Objective ▸
Shown below is a listing with pictures; reproduce exactly, and only, the lines between the ones containing "Convert this chart" and "80, 90, 100]", inclusive, leaving the pictures out.

# Given data start

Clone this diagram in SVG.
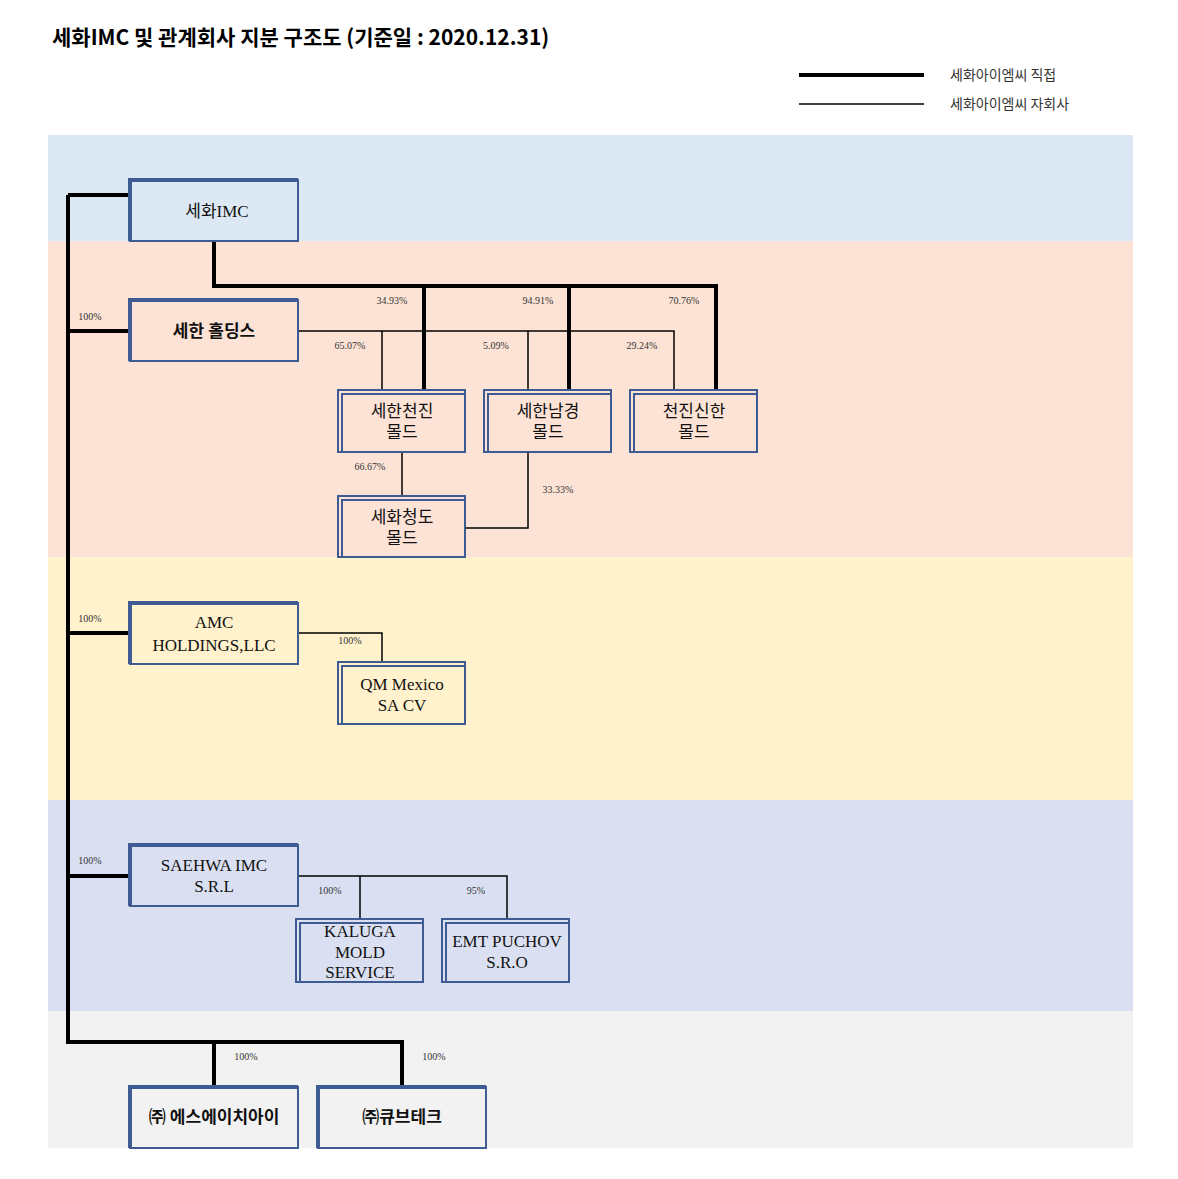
<svg xmlns="http://www.w3.org/2000/svg" width="1178" height="1179" viewBox="0 0 1178 1179">
<style>
.t{font-family:"Liberation Serif","Noto Sans CJK KR",serif;fill:#111;text-anchor:middle}
.n{font-size:17px}
.b{font-size:17px;font-weight:bold}
.p{font-family:"Liberation Serif",serif;font-size:10px;fill:#333;text-anchor:middle}
.box{stroke:#3f5b94;stroke-width:2;fill:none}
.edge{stroke:#3f5b94;stroke-width:4;fill:none}
.thick{stroke:#000;stroke-width:4;fill:none}
.thin{stroke:#000;stroke-width:1.5;fill:none}
</style>
<rect width="1178" height="1179" fill="#fff"/>
<text x="52" y="45" style="font-family:'Noto Sans CJK KR',sans-serif;font-size:21px;font-weight:bold" fill="#000">세화IMC 및 관계회사 지분 구조도 (기준일 : 2020.12.31)</text>
<g id="legend">
<line x1="799" y1="75" x2="924" y2="75" class="thick"/>
<line x1="799" y1="104" x2="924" y2="104" class="thin"/>
<text x="950" y="80" style="font-family:'Noto Sans CJK KR',serif;font-size:14px" fill="#333">세화아이엠씨 직접</text>
<text x="950" y="109" style="font-family:'Noto Sans CJK KR',serif;font-size:14px" fill="#333">세화아이엠씨 자회사</text>
</g>
<g id="bands">
<rect x="48" y="135" width="1085" height="106" fill="#dce9f5"/>
<rect x="48" y="241" width="1085" height="316" fill="#fde3d6"/>
<rect x="48" y="557" width="1085" height="243" fill="#fff2cc"/>
<rect x="48" y="800" width="1085" height="211" fill="#dae0f2"/>
<rect x="48" y="1011" width="1085" height="137" fill="#f2f2f2"/>
</g>
<g id="connectors">
<path d="M68 195V1042H402V1087M214 1042V1087M68 195H130M68 331H130M68 633H130M68 876H130" class="thick"/>
<path d="M214 241V286H716V390M424 286V390M569 286V390" class="thick"/>
<path d="M298 331H674V390M382 331V390M528 331V390M402 452V496M528 452V528H465M298 633H382V662M298 876H507V919M360 876V919" class="thin"/>
</g>
<g id="labels">
<text x="90" y="320" class="p">100%</text><text x="90" y="622" class="p">100%</text><text x="90" y="864" class="p">100%</text>
<text x="392" y="304" class="p">34.93%</text><text x="538" y="304" class="p">94.91%</text><text x="684" y="304" class="p">70.76%</text>
<text x="350" y="349" class="p">65.07%</text><text x="496" y="349" class="p">5.09%</text><text x="642" y="349" class="p">29.24%</text>
<text x="370" y="470" class="p">66.67%</text><text x="558" y="493" class="p">33.33%</text>
<text x="350" y="644" class="p">100%</text><text x="330" y="894" class="p">100%</text><text x="476" y="894" class="p">95%</text>
<text x="246" y="1060" class="p">100%</text><text x="434" y="1060" class="p">100%</text>
</g>
<g id="n-imc"><rect x="130" y="180" width="168" height="61" class="box"/><path d="M130 241V180H298" class="edge"/><text x="217" y="217" class="t n">세화IMC</text></g>
<g id="n-holdings"><rect x="130" y="300" width="168" height="61" class="box"/><path d="M130 361V300H298" class="edge"/><text x="214" y="337" class="t b">세한 홀딩스</text></g>
<g id="n-tianjin"><rect x="338" y="390" width="127" height="62" class="box"/><rect x="342" y="394" width="123" height="58" class="box" stroke-width="1"/><text x="402" y="417" class="t n">세한천진</text><text x="402" y="438" class="t n">몰드</text></g>
<g id="n-nanjing"><rect x="484" y="390" width="127" height="62" class="box"/><rect x="488" y="394" width="123" height="58" class="box" stroke-width="1"/><text x="548" y="417" class="t n">세한남경</text><text x="548" y="438" class="t n">몰드</text></g>
<g id="n-tjsh"><rect x="630" y="390" width="127" height="62" class="box"/><rect x="634" y="394" width="123" height="58" class="box" stroke-width="1"/><text x="694" y="417" class="t n">천진신한</text><text x="694" y="438" class="t n">몰드</text></g>
<g id="n-qingdao"><rect x="338" y="496" width="127" height="61" class="box"/><rect x="342" y="500" width="123" height="57" class="box" stroke-width="1"/><text x="402" y="523" class="t n">세화청도</text><text x="402" y="544" class="t n">몰드</text></g>
<g id="n-amc"><rect x="130" y="603" width="168" height="61" class="box"/><path d="M130 664V603H298" class="edge"/><text x="214" y="628" class="t n">AMC</text><text x="214" y="651" class="t n">HOLDINGS,LLC</text></g>
<g id="n-qm"><rect x="338" y="662" width="127" height="62" class="box"/><rect x="342" y="666" width="123" height="58" class="box" stroke-width="1"/><text x="402" y="690" class="t n">QM Mexico</text><text x="402" y="711" class="t n">SA CV</text></g>
<g id="n-srl"><rect x="130" y="845" width="168" height="61" class="box"/><path d="M130 906V845H298" class="edge"/><text x="214" y="871" class="t n">SAEHWA IMC</text><text x="214" y="892" class="t n">S.R.L</text></g>
<g id="n-kaluga"><rect x="296" y="919" width="127" height="63" class="box"/><rect x="300" y="923" width="123" height="59" class="box" stroke-width="1"/><text x="360" y="937" class="t n">KALUGA</text><text x="360" y="958" class="t n">MOLD</text><text x="360" y="978" class="t n">SERVICE</text></g>
<g id="n-emt"><rect x="442" y="919" width="127" height="63" class="box"/><rect x="446" y="923" width="123" height="59" class="box" stroke-width="1"/><text x="507" y="947" class="t n">EMT PUCHOV</text><text x="507" y="968" class="t n">S.R.O</text></g>
<g id="n-sai"><rect x="130" y="1087" width="168" height="61" class="box"/><path d="M130 1148V1087H298" class="edge"/><text x="214" y="1123" class="t b">㈜ 에스에이치아이</text></g>
<g id="n-cube"><rect x="318" y="1087" width="168" height="61" class="box"/><path d="M318 1148V1087H486" class="edge"/><text x="402" y="1123" class="t b">㈜큐브테크</text></g>
</svg>
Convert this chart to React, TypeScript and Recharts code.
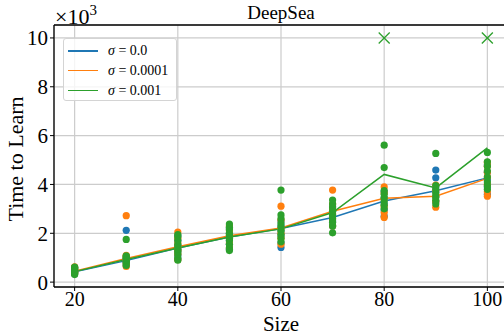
import React from 'react'
import {
  CartesianGrid,
  ComposedChart,
  Line,
  ReferenceLine,
  Scatter,
  XAxis,
  YAxis,
} from 'recharts'

// problem sizes on the x axis
const sizes = [20, 30, 40, 50, 60, 70, 80, 90, 100]

// time to learn per seed (x10^3), one list per size
const blueRuns = [
  [0.33, 0.38, 0.42, 0.45, 0.5, 0.55, 0.6],
  [0.7, 0.8, 0.85, 0.9, 0.95, 1.0, 2.12],
  [0.95, 1.1, 1.25, 1.35, 1.5, 1.7, 1.9],
  [1.35, 1.55, 1.7, 1.85, 2.0, 2.2],
  [1.42, 1.6, 1.9, 2.1, 2.3, 2.5],
  [2.3, 2.5, 2.7, 2.9, 3.1],
  [2.7, 2.95, 3.2, 3.45, 3.7],
  [3.3, 3.5, 3.7, 3.9, 4.27, 4.59],
  [3.6, 3.9, 4.2, 4.5, 4.8],
]
const orangeRuns = [
  [0.35, 0.4, 0.44, 0.5, 0.56, 0.63],
  [0.64, 0.75, 0.88, 0.95, 1.05, 1.1, 2.72],
  [0.92, 1.15, 1.3, 1.45, 1.6, 1.8, 2.05],
  [1.4, 1.6, 1.8, 1.95, 2.1, 2.3],
  [1.55, 1.8, 2.0, 2.2, 2.54, 3.11],
  [2.3, 2.6, 2.8, 3.0, 3.2, 3.77],
  [2.65, 2.85, 3.1, 3.4, 3.65, 3.9],
  [3.07, 3.3, 3.5, 3.75, 3.97],
  [3.52, 3.7, 4.0, 4.3, 4.5, 4.75, 4.9],
]
const greenRuns = [
  [0.31, 0.36, 0.4, 0.43, 0.47, 0.52, 0.58, 0.61],
  [0.68, 0.78, 0.84, 0.9, 0.98, 1.05, 1.08, 1.75],
  [0.9, 1.0, 1.15, 1.25, 1.35, 1.45, 1.55, 1.7, 1.85, 1.95],
  [1.29, 1.4, 1.55, 1.7, 1.8, 1.9, 2.0, 2.15, 2.25, 2.38],
  [1.65, 1.8, 1.95, 2.1, 2.25, 2.4, 2.6, 2.75, 3.77],
  [2.02, 2.3, 2.45, 2.6, 2.75, 2.9, 3.05, 3.2, 3.36],
  [3.0, 3.15, 3.3, 3.45, 3.6, 3.75, 4.69, 5.61],
  [3.2, 3.35, 3.5, 3.65, 3.8, 3.95, 5.27],
  [3.8, 3.95, 4.1, 4.3, 4.55, 4.75, 4.93, 5.31],
]

// mean lines
const blueMean = [0.42, 0.88, 1.4, 1.85, 2.2, 2.65, 3.32, 3.74, 4.27]
const orangeMean = [0.45, 0.97, 1.45, 1.9, 2.22, 2.9, 3.43, 3.52, 4.25]
const greenMean = [0.43, 0.93, 1.4, 1.85, 2.18, 2.85, 4.41, 3.86, 5.5]

// runs that never learned (plotted as x at the cap)
const greenFailSizes = [80, 100]
const failValue = 10

const xTicks = [20, 40, 60, 80, 100]
const yTicks = [0, 2, 4, 6, 8, 10]
const sigmas = ['0.0', '0.0001', '0.001']
const colors = ['#1f77b4', '#ff7f0e', '#2ca02c']

const FONT = '"Liberation Serif", serif'

const toPoints = (runs: number[][]) =>
  runs.flatMap((vals, i) => vals.map((y) => ({ x: sizes[i], y })))
const toLine = (means: number[]) => means.map((y, i) => ({ x: sizes[i], y }))

const dot = (color: string) => (props: any) =>
  <circle cx={props.cx} cy={props.cy} r={3.6} fill={color} />

const cross = (props: any) => {
  const { cx, cy } = props
  const s = 5.5
  return (
    <g stroke="#2ca02c" strokeWidth={1.3}>
      <line x1={cx - s} y1={cy - s} x2={cx + s} y2={cy + s} />
      <line x1={cx - s} y1={cy + s} x2={cx + s} y2={cy - s} />
    </g>
  )
}

const LegendBox = () => (
  <div
    style={{
      position: 'absolute',
      left: 63,
      top: 38,
      width: 114,
      height: 63,
      boxSizing: 'border-box',
      border: '1px solid #d4d4d4',
      borderRadius: 3,
      background: 'rgba(255,255,255,0.8)',
      fontFamily: FONT,
      fontSize: 14,
    }}
  >
    {sigmas.map((s, i) => (
      <div key={s} style={{ position: 'absolute', left: 0, top: 2 + i * 19.8, height: 18 }}>
        <div
          style={{
            position: 'absolute',
            left: 4,
            top: 9,
            width: 30,
            height: 1.5,
            background: colors[i],
          }}
        />
        <div style={{ position: 'absolute', left: 44, top: 0, whiteSpace: 'nowrap', lineHeight: '19px' }}>
          <i>σ</i> = {s}
        </div>
      </div>
    ))}
  </div>
)

const App = () => {
  return (
    <div
      style={{
        position: 'absolute',
        left: 0,
        top: 0,
        width: 504,
        height: 335,
        overflow: 'hidden',
        background: '#fff',
      }}
    >
      <ComposedChart
        width={512}
        height={335}
        margin={{ top: 25, right: 4, bottom: 0, left: 0 }}
        style={{ fontFamily: FONT }}
      >
        <CartesianGrid stroke="#cccccc" strokeWidth={1.2} />
        <XAxis
          type="number"
          dataKey="x"
          domain={[16, 104]}
          allowDataOverflow
          ticks={xTicks}
          height={48}
          tickSize={4}
          tickMargin={1}
          tick={{ fill: '#000', fontSize: 20 }}
          axisLine={{ stroke: '#000', strokeWidth: 1.3 }}
          tickLine={{ stroke: '#000' }}
        />
        <YAxis
          type="number"
          dataKey="y"
          domain={[-0.2, 10.53]}
          allowDataOverflow
          ticks={yTicks}
          width={54}
          tickSize={4}
          tickMargin={2}
          tick={{ fill: '#000', fontSize: 21 }}
          axisLine={{ stroke: '#000', strokeWidth: 1.3 }}
          tickLine={{ stroke: '#000' }}
        />
        <ReferenceLine y={10.53} stroke="#000" strokeWidth={1.3} ifOverflow="visible" />
        <Scatter data={toPoints(blueRuns)} shape={dot(colors[0])} isAnimationActive={false} />
        <Scatter data={toPoints(orangeRuns)} shape={dot(colors[1])} isAnimationActive={false} />
        <Scatter data={toPoints(greenRuns)} shape={dot(colors[2])} isAnimationActive={false} />
        <Line data={toLine(blueMean)} dataKey="y" stroke={colors[0]} strokeWidth={1.5} dot={false} isAnimationActive={false} />
        <Line data={toLine(orangeMean)} dataKey="y" stroke={colors[1]} strokeWidth={1.5} dot={false} isAnimationActive={false} />
        <Line data={toLine(greenMean)} dataKey="y" stroke={colors[2]} strokeWidth={1.5} dot={false} isAnimationActive={false} />
        <Scatter
          data={greenFailSizes.map((x) => ({ x, y: failValue }))}
          shape={cross}
          isAnimationActive={false}
        />
      </ComposedChart>
      <LegendBox />
      <svg
        width={504}
        height={335}
        style={{ position: 'absolute', left: 0, top: 0, pointerEvents: 'none', fontFamily: FONT }}
      >
        <text x={281} y={19} textAnchor="middle" fontSize={19}>DeepSea</text>
        <text x={55} y={24} fontSize={22}>
          ×10<tspan dy={-9} fontSize={15}>3</tspan>
        </text>
        <text transform="translate(23,159) rotate(-90)" textAnchor="middle" fontSize={22}>
          Time to Learn
        </text>
        <text x={281} y={331} textAnchor="middle" fontSize={21}>Size</text>
      </svg>
    </div>
  )
}

export default App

# Given data end

Output for this exercise ▸
Convert this chart to React, TypeScript and Recharts code.
import React from 'react'
import {
  CartesianGrid,
  ComposedChart,
  Line,
  ReferenceLine,
  Scatter,
  XAxis,
  YAxis,
} from 'recharts'

// problem sizes on the x axis
const sizes = [20, 30, 40, 50, 60, 70, 80, 90, 100]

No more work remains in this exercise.